Por lo menos en el ring se sabe de antemano que hay que matar o morir para aguantar un día más.
Pero sobre todo, Stallone reapareció con su apesadumbrada criatura por rebeldía. Para demostrarle al mundo que siempre existe una forma elegante y suicida de salir airoso en contra de todos los pronósticos. No creo que Stallone con su nuevo ataque haya buscado la inmortalidad. Pienso que su intención fue la de restaurar a un héroe de película que tanta falta hace en una época de cobardes. Y su mayor alimento fue él mismo.
Jubilado por la crítica, Rocky ha vuelto para abandonar la escena con la cabeza en alto. Con menos reflejos y puños con principio de artrosis, es cierto. Pero más sabio que nunca. De todas maneras regresó del olvido para poner las cosas en orden: para decir que la obra de arte más grande de un hombre es su propia vida y que las palabras y las imágenes están para contar la leyenda.
Tal vez al mirarse al espejo Stallone descubrió que si su tiempo había pasado era hora de que Rocky se retirara con honor de lo que más ama, así lo hiciera mal, porque es peor vivir mal sin hacer lo que se ama.

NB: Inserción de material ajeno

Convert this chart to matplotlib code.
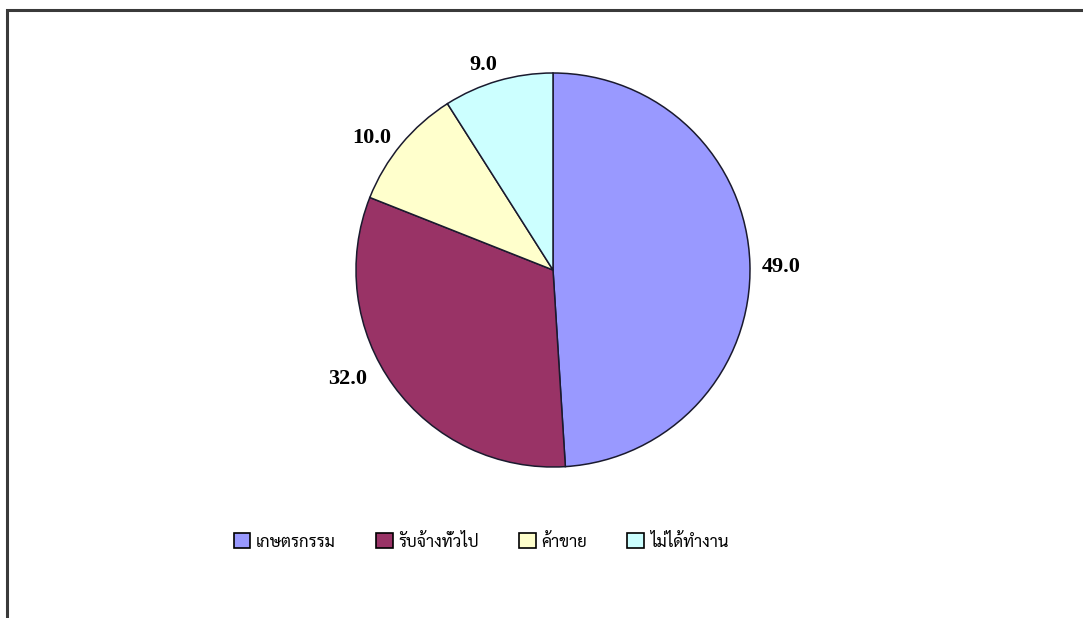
import numpy as np
import matplotlib
matplotlib.use('Agg')
import matplotlib.pyplot as plt
from matplotlib.patches import Rectangle

# data
categories = ['เกษตรกรรม', 'รับจ้างทั่วไป', 'ค้าขาย', 'ไม่ได้ทำงาน']
values = [49.0, 32.0, 10.0, 9.0]
colors = ['#9999FF', '#993366', '#FFFFCC', '#CCFFFF']

# label placement (distance in radii, angle nudge in degrees), excel style
label_dist = [1.16, 1.18, 1.14, 1.10]
label_nudge = [-1.0, -8.0, 3.5, 2.5]

W, H = 1083, 618
fig = plt.figure(figsize=(W / 100, H / 100), dpi=100)

# chart area border (top and left visible, the rest is cut off)
fig.patches.append(Rectangle((7 / W, -0.1), 1.2, (H - 10) / H + 0.1,
                             transform=fig.transFigure, fill=False,
                             edgecolor='#3a3a3a', linewidth=2.2))

# pie: radius 1 == 197 px, centre at (553, 270) from top left
r = 197
side = 3 * r
ax = fig.add_axes([(553 - side / 2) / W, (H - 270 - side / 2) / H, side / W, side / H])
wedges, _, autotexts = ax.pie(values, colors=colors, startangle=90, counterclock=False,
                              autopct='%.1f', pctdistance=1.15,
                              wedgeprops=dict(edgecolor='#1a1a2e', linewidth=1.1))
for w, t, d, nudge in zip(wedges, autotexts, label_dist, label_nudge):
    ang = np.deg2rad((w.theta1 + w.theta2) / 2 + nudge)
    t.set_position((d * np.cos(ang), d * np.sin(ang)))
    t.set_fontfamily('Liberation Serif')
    t.set_fontweight('bold')
    t.set_fontsize(16)
    t.set_color('black')
ax.set_xlim(-1.5, 1.5)
ax.set_ylim(-1.5, 1.5)
ax.set_aspect('equal')
ax.axis('off')

leg = fig.legend(wedges, categories, loc='center', bbox_to_anchor=(481 / W, (H - 542) / H),
                 ncol=4, frameon=False, handlelength=1.0, handleheight=1.0,
                 handletextpad=0.35, columnspacing=2.4,
                 prop=dict(family=['Sarabun', 'DejaVu Sans'], size=12))
for h in leg.legend_handles:
    h.set_edgecolor('black')
    h.set_linewidth(1.2)

fig.savefig('out.png', dpi=100, facecolor='white')
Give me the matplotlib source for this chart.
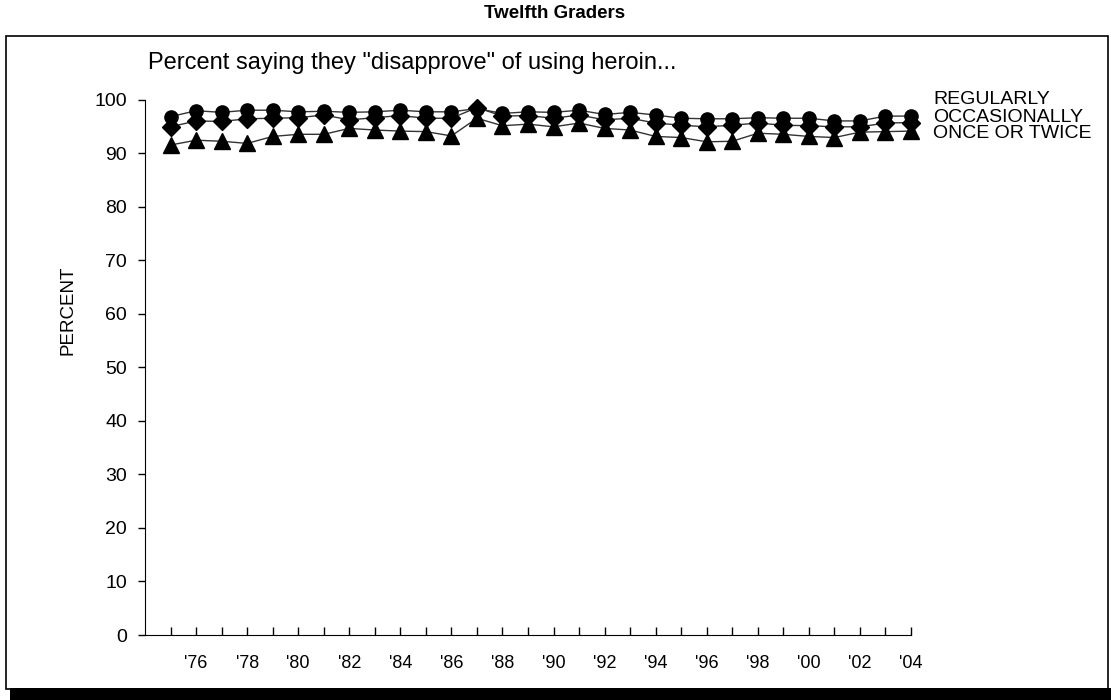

Stallone no se equivocó. Triunfó en su pelea suprema y no lo hizo por hambre, como le gusta al técnico Eduardo Lara que jueguen al fútbol los muchachos de la Selección Colombia Sub 20. Lo hizo porque no hay para él una mejor manera de vivir distinta a la de hacer cine y servir al amo que lleva dentro, del que no es más que un esclavo: Rocky. Quien por dos horas inventa la vida que hubieran querido llevar Stallone y todos sus devotos seguidores.
Su ficción entraña una gran verdad: lo que el mundo nos ofrece no basta. Y por tanto hay que embellecerlo con una mentira.